Pero nada de esto ocurrió. Felipe VI apareció tenso antes las cámaras, de modo tardío (muchos le critican que hable cuando ya tanta agua corrió bajo el puente) y en vez de hablar en nombre de todos, ratificó el discurso duro de la derecha españolista, acusando a los independentistas catalanes de “deslealtad inadmisible” y de “dividir a la sociedad catalana”. El desconcierto fue tal que hasta los propios dirigentes independentistas, que sienten que le están ganando desde hace ya días la pulseada al gobierno español, se vieron obligados a pedir públicamente a las grandes multitudes que protestaban en toda Cataluña contra la desmesurada represión del domingo que no cayeran en la provocación y tuvieran cuidado con los infiltrados que estaban buscando que el conflicto se recaliente con muertes en las calles.
El descrédito de la monarquía no es nuevo. En los últimos años se ha visto afectada por escándalos de corrupción que implicaron directamente a la Familia Real. Y por más que la vieja Constitución los sitúa como un obsoleto poder eterno y hereditario, los reyes no están exentos de los gestos políticos si quieren ser mínimamente aceptados por sus supuestos súbditos. Y las ocasiones que tienen de realizar estos gestos son pocas. En el último medio siglo, de hecho, la casa real española tuvo solo dos: el 23 F y ayer. Del primer episodio salió fortalecida, del bochorno de ayer no tiene retorno.
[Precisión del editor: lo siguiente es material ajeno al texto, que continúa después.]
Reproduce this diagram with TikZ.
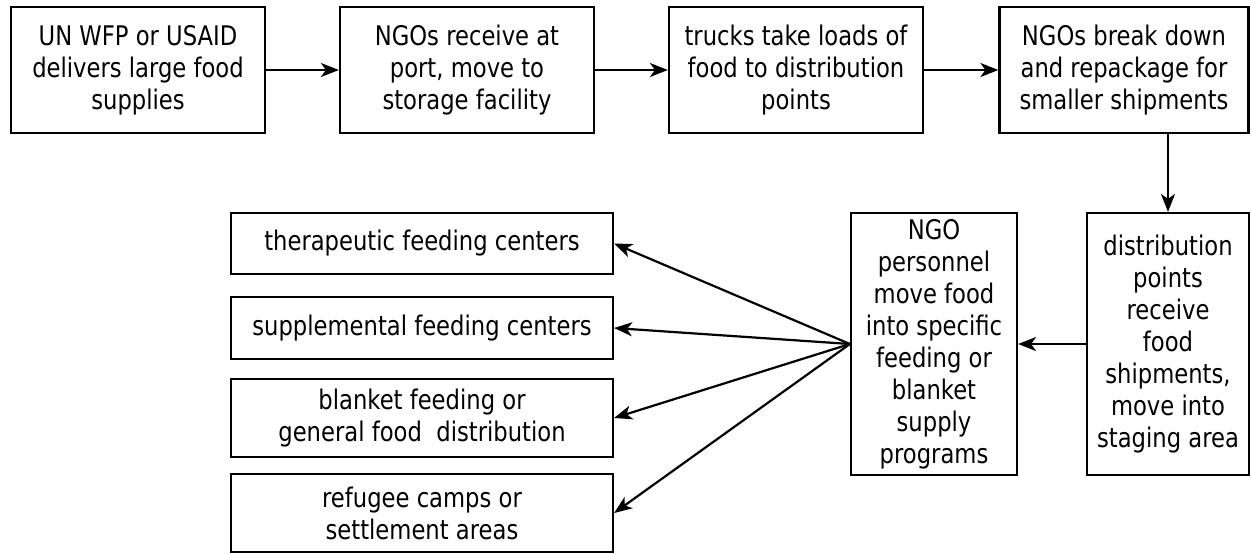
\documentclass[tikz,border=0pt]{standalone}
\usepackage{fontspec}
\setmainfont{DejaVu Sans}[FakeStretch=0.84]
\usetikzlibrary{arrows.meta}
\begin{document}
\begin{tikzpicture}[x=1pt,y=-1pt,
  box/.style={draw,line width=2.2pt,rectangle,inner sep=0pt,align=center,
    font=\fontsize{27}{32}\selectfont},
  arr/.style={line width=2.2pt,-{Stealth[length=18pt,width=14pt,inset=5pt]}}]
\useasboundingbox (0,0) rectangle (1251,554);
\node[box,minimum width=254pt,minimum height=126pt] (b1) at (138,70) {UN WFP or USAID\\delivers large food\\supplies};
\node[box,minimum width=254pt,minimum height=126pt] (b2) at (467,70) {NGOs receive at\\port, move to\\storage facility};
\node[box,minimum width=254pt,minimum height=126pt] (b3) at (796,70) {trucks take loads of\\food to distribution\\points};
\node[box,minimum width=249pt,minimum height=126pt] (b4) at (1124,70) {NGOs break down\\and repackage for\\smaller shipments};
\node[box,minimum width=162pt,minimum height=262pt] (b5) at (1168,344) {distribution\\points\\receive\\food\\shipments,\\move into\\staging area};
\node[box,minimum width=166pt,minimum height=262pt] (b6) at (934,344) {NGO\\personnel\\move food\\into specific\\feeding or\\blanket\\supply\\programs};
\node[box,minimum width=382pt,minimum height=61pt] (la) at (422,243.5) {therapeutic feeding centers};
\node[box,minimum width=382pt,minimum height=62pt] (lb) at (422,328) {supplemental feeding centers};
\node[box,minimum width=382pt,minimum height=78pt] (lc) at (422,418) {blanket feeding or\\general food\ \ distribution};
\node[box,minimum width=382pt,minimum height=78pt] (ld) at (422,513) {refugee camps or\\settlement areas};
\draw[arr] (b1) -- (b2);
\draw[arr] (b2) -- (b3);
\draw[arr] (b3) -- (b4);
\draw[arr] (b5.north |- b4.south) -- (b5.north);
\draw[arr] (b5) -- (b6);
\coordinate (o) at (b6.west);
\draw[arr] (o) -- (la.east);
\draw[arr] (o) -- (lb.east);
\draw[arr] (o) -- (lc.east);
\draw[arr] (o) -- (ld.east);
\end{tikzpicture}
\end{document}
El conflicto catalán entró ayer en un vertiginoso despeñadero. Quemadas las naves de cualquier diálogo posible, sobre todo por falta de interlocutores y de voluntad política de ambas partes, España entró desde ayer en un territorio desconocido. Detrás de Cataluña, lo saben bien en Madrid, se querrán ir también vascos y gallegos, valencianos y hasta canarios. El rey Felipe VI ayer, con sus palabras, les dio un inestimable empujoncito.